** Start of Recorded data **

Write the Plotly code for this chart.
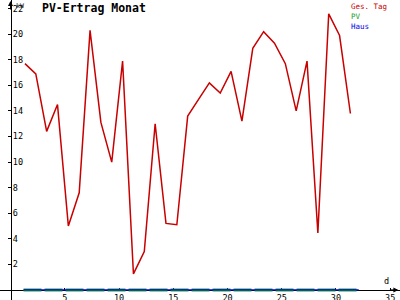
import plotly.graph_objects as go

# ---- data ----
days = list(range(1, 32))
ges_tag = [17.7, 16.9, 12.4, 14.5, 5.0, 7.6, 20.3, 13.1, 10.0, 17.9, 1.25,
           3.0, 13.0, 5.2, 5.1, 13.6, 14.9, 16.2, 15.4, 17.1, 13.2, 18.9,
           20.2, 19.3, 17.7, 14.0, 17.9, 4.45, 21.6, 19.9, 13.8]
flow_days = [1.2, 32.1]
pv_vals = [0, 0]
haus_vals = [0, 0]
series_names = ["Ges. Tag", "PV", "Haus"]
series_colors = ["#c80000", "#22a022", "#0000ee"]
x_ticks = [5, 10, 15, 20, 25, 30, 35]
y_ticks = [2, 4, 6, 8, 10, 12, 14, 16, 18, 20, 22]
title_text = "PV-Ertrag Monat"
y_unit = "kW"
x_unit = "d"

ges_x = [d + 0.33 for d in days]

MONO = "DejaVu Sans Mono"

fig = go.Figure()
fig.add_trace(go.Scatter(x=flow_days, y=pv_vals, mode="lines",
                         line=dict(color=series_colors[1], width=3, dash="18px,3px"),
                         name=series_names[1]))
fig.add_trace(go.Scatter(x=flow_days, y=haus_vals, mode="lines",
                         line=dict(color=series_colors[2], width=1.2),
                         name=series_names[2]))
fig.add_trace(go.Scatter(x=ges_x, y=ges_tag, mode="lines",
                         line=dict(color=series_colors[0], width=1.5),
                         name=series_names[0]))

legend_html = "<br>".join(
    '<span style="color:%s">%s</span>' % (c, n)
    for n, c in zip(series_names, series_colors))

annotations = [
    dict(text="<b>" + title_text + "</b>", xref="paper", yref="paper",
         x=40 / 400, y=1 - 7.5 / 300, xanchor="left", yanchor="middle",
         showarrow=False, font=dict(family=MONO, size=11.5, color="black")),
    dict(text=y_unit, xref="paper", yref="paper", x=14 / 400, y=1.0,
         xanchor="left", yanchor="top", showarrow=False,
         font=dict(family=MONO, size=6.5, color="black")),
    dict(text=x_unit, xref="x", yref="y", x=34.7, y=0.7, xanchor="center",
         yanchor="middle", showarrow=False,
         font=dict(family=MONO, size=8.5, color="black")),
    # axis arrows
    dict(text="", xref="x", yref="y", x=0, y=22.6, ax=0, ay=10,
         showarrow=True, arrowhead=2, arrowsize=1, arrowwidth=1, arrowcolor="black"),
    dict(text="", xref="x", yref="y", x=35.75, y=0, ax=-10, ay=0,
         showarrow=True, arrowhead=2, arrowsize=1, arrowwidth=1, arrowcolor="black"),
    # legend as coloured text
    dict(text=legend_html, xref="paper", yref="paper", x=349 / 400, y=1.0,
         xanchor="left", yanchor="top", align="left", showarrow=False,
         font=dict(family=MONO, size=7.5, color="black")),
]

fig.update_layout(
    width=400, height=300,
    margin=dict(l=0, r=0, t=0, b=0, pad=0),
    paper_bgcolor="white", plot_bgcolor="white",
    showlegend=False,
    annotations=annotations,
    xaxis=dict(range=[-0.97, 35.9], domain=[0, 1], anchor="free",
               position=(300 - 289.9) / 300, layer="below traces",
               showgrid=False, zeroline=False, showline=True,
               linecolor="black", linewidth=1,
               tickvals=x_ticks, ticks="inside", ticklen=2, tickcolor="black",
               ticklabelstandoff=0,
               tickfont=dict(family=MONO, size=8.5, color="black"),
               automargin=False),
    yaxis=dict(range=[-0.79, 22.68], domain=[0, 1], anchor="free",
               position=10.5 / 400, layer="below traces",
               showgrid=False, zeroline=False, showline=True,
               linecolor="black", linewidth=1,
               tickvals=y_ticks, ticks="outside", ticklen=3, tickcolor="black",
               ticklabelposition="inside",
               tickfont=dict(family=MONO, size=8.5, color="black"),
               automargin=False),
)

fig.write_html("out.html")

** End of Recorded data **

### The problem:
Restate the data word for word from its first line through the line with "for n, c in", leaving out any picture along the way.

### Task result:
Write the Plotly code for this chart.
import plotly.graph_objects as go

# ---- data ----
days = list(range(1, 32))
ges_tag = [17.7, 16.9, 12.4, 14.5, 5.0, 7.6, 20.3, 13.1, 10.0, 17.9, 1.25,
           3.0, 13.0, 5.2, 5.1, 13.6, 14.9, 16.2, 15.4, 17.1, 13.2, 18.9,
           20.2, 19.3, 17.7, 14.0, 17.9, 4.45, 21.6, 19.9, 13.8]
flow_days = [1.2, 32.1]
pv_vals = [0, 0]
haus_vals = [0, 0]
series_names = ["Ges. Tag", "PV", "Haus"]
series_colors = ["#c80000", "#22a022", "#0000ee"]
x_ticks = [5, 10, 15, 20, 25, 30, 35]
y_ticks = [2, 4, 6, 8, 10, 12, 14, 16, 18, 20, 22]
title_text = "PV-Ertrag Monat"
y_unit = "kW"
x_unit = "d"

ges_x = [d + 0.33 for d in days]

MONO = "DejaVu Sans Mono"

fig = go.Figure()
fig.add_trace(go.Scatter(x=flow_days, y=pv_vals, mode="lines",
                         line=dict(color=series_colors[1], width=3, dash="18px,3px"),
                         name=series_names[1]))
fig.add_trace(go.Scatter(x=flow_days, y=haus_vals, mode="lines",
                         line=dict(color=series_colors[2], width=1.2),
                         name=series_names[2]))
fig.add_trace(go.Scatter(x=ges_x, y=ges_tag, mode="lines",
                         line=dict(color=series_colors[0], width=1.5),
                         name=series_names[0]))

legend_html = "<br>".join(
    '<span style="color:%s">%s</span>' % (c, n)
    for n, c in zip(series_names, series_colors))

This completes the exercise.